Ein guter Brauch?

Das Trinkgeld-Verbot ist mehr als nur Symbol-Politik - Julia Lenders, Lokalredakteurin, über das Trinkgeld-Verbot für Müllmänner.
von  Abendzeitung

Das Trinkgeld-Verbot ist mehr als nur Symbol-Politik - Julia Lenders, Lokalredakteurin, über das Trinkgeld-Verbot für Müllmänner.

Kanalarbeiter haben einen Job, um den sie wohl die Wenigsten beneiden. Erzieherinnen brauchen Nerven wie Drahtseile, um den Geräuschpegel der lieben Kleinen zu ertragen. Und Straßenkehrer sind bei Wind und Wetter draußen, um unsere Stadt schön sauber zu halten. Trotzdem war bei diesen drei Berufsgruppen schon immer klar, dass sie keine Trinkgelder bekommen. Die Müllmänner bildeten eine Ausnahme – nur sie durften an Weihnachten für eine milde Gabe die Hand aufhalten.

In erbosten Leserbriefen ist nach dem Trinkgeld-Verbot für die „Tonnenleut“ viel von einem „guten alten Brauch“ die Rede, der jetzt zerstört wird.

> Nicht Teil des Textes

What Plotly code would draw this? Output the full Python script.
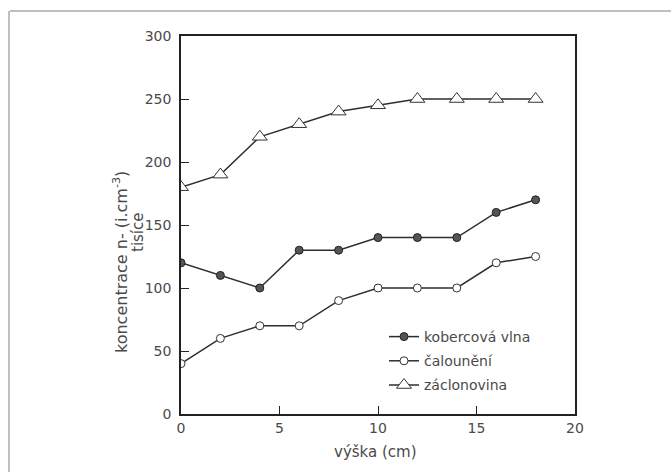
import plotly.graph_objects as go

# Data
vyska = [0, 2, 4, 6, 8, 10, 12, 14, 16, 18]
kobercova_vlna = [120, 110, 100, 130, 130, 140, 140, 140, 160, 170]
calouneni = [40, 60, 70, 70, 90, 100, 100, 100, 120, 125]
zaclonovina = [180, 190, 220, 230, 240, 245, 250, 250, 250, 250]

x_ticks = [0, 5, 10, 15, 20]
y_ticks = [0, 50, 100, 150, 200, 250, 300]

W, H = 671, 472
L, R, T, B = 181, 575, 36, 414

FONT = "DejaVu Sans"
TXT = "#4a4a4a"
LINE = "#2e2e2e"

def px(x):
    return (x - L) / (R - L)

def py(y):
    return (B - y) / (B - T)

fig = go.Figure()
fig.add_trace(go.Scatter(
    x=vyska, y=kobercova_vlna, name="kobercová vlna", mode="lines+markers",
    legendgroup="a",
    line=dict(color=LINE, width=1.5),
    marker=dict(symbol="circle", size=8, color="#555555", line=dict(color="#222222", width=1)),
))
fig.add_trace(go.Scatter(
    x=vyska, y=calouneni, name="čalounění", mode="lines+markers",
    legendgroup="b",
    line=dict(color=LINE, width=1.5),
    marker=dict(symbol="circle", size=8, color="white", line=dict(color="#333333", width=1)),
))
fig.add_trace(go.Scatter(
    x=vyska, y=zaclonovina, name="záclonovina", mode="lines+markers",
    legendgroup="c",
    line=dict(color=LINE, width=1.5),
    marker=dict(symbol="triangle-up", size=13, color="white", line=dict(color="#333333", width=1)),
))

axis_common = dict(
    showline=True, linecolor="#222222", linewidth=1.5, mirror=True,
    ticks="inside", ticklen=8, tickwidth=1.2, tickcolor="#222222",
    showgrid=False, zeroline=False,
    tickfont=dict(family=FONT, size=14, color=TXT),
)

fig.update_xaxes(range=[0, 20], tickvals=x_ticks, **axis_common)
fig.update_yaxes(range=[0, 300], tickvals=y_ticks, ticklabelstandoff=5, **axis_common)

fig.update_layout(
    width=W, height=H,
    margin=dict(l=L, r=W - R, t=T, b=H - B, pad=0),
    paper_bgcolor="white", plot_bgcolor="white",
    showlegend=True,
    legend=dict(
        x=px(384), y=py(321), xanchor="left", yanchor="top",
        bgcolor="rgba(0,0,0,0)", borderwidth=0,
        font=dict(family=FONT, size=14, color=TXT),
        tracegroupgap=3, itemwidth=30,
    ),
    annotations=[
        dict(text="výška (cm)", x=px(375), y=py(452), xref="paper", yref="paper",
             showarrow=False, xanchor="center", yanchor="middle",
             font=dict(family=FONT, size=15, color=TXT)),
        dict(text="koncentrace n- (i.cm<sup>-3</sup>)", x=px(120), y=py(262),
             xref="paper", yref="paper", textangle=-90, showarrow=False,
             xanchor="center", yanchor="middle",
             font=dict(family=FONT, size=16, color=TXT)),
        dict(text="tisíce", x=px(138), y=py(232),
             xref="paper", yref="paper", textangle=-90, showarrow=False,
             xanchor="center", yanchor="middle",
             font=dict(family=FONT, size=15, color=TXT)),
    ],
    shapes=[
        dict(type="line", xref="paper", yref="paper", x0=px(10), x1=px(671), y0=py(11), y1=py(11),
             line=dict(color="#aaaaaa", width=1.5)),
        dict(type="line", xref="paper", yref="paper", x0=px(9), x1=px(9), y0=py(11), y1=py(472),
             line=dict(color="#aaaaaa", width=1.5)),
    ],
)

fig.write_html("out.html")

Ein „guter alter Brauch“, der mit Gleichbehandlung wirklich gar nichts zu tun hatte.

Und der immer auch die Gefahr barg, unguten Sitten Vorschub zu leisten. Denn besonders großzügige Trinkgeld-Spender hofften gewiss nicht selten darauf, dass sich der Müllmann an anderer Stelle kulant zeigte – wenn die Mülltonne mal wieder überquoll. Eine schwierige Situation für die Abfall-Fahrer.

Freilich könnte man das Trinkgeld-Verbot als Symbol-Politik abtun. Während die Münchner Müllmänner maximal 3000 Euro an Weihnachten einstrichen, wurden bei Siemens & Co. heimlich die Millionen verschoben. Trotzdem ist die neue Regel richtig. Denn wenn es wirklich nur um eine Wertschätzung für die Müllmänner geht, dann gibt es andere Mittel als Geld. Selbstgebackene Plätzchen. Ein warmes Wort des Dankes. Oder auch nur sauber geräumte Wege im Winter, um ihnen die Arbeit zu erleichtern.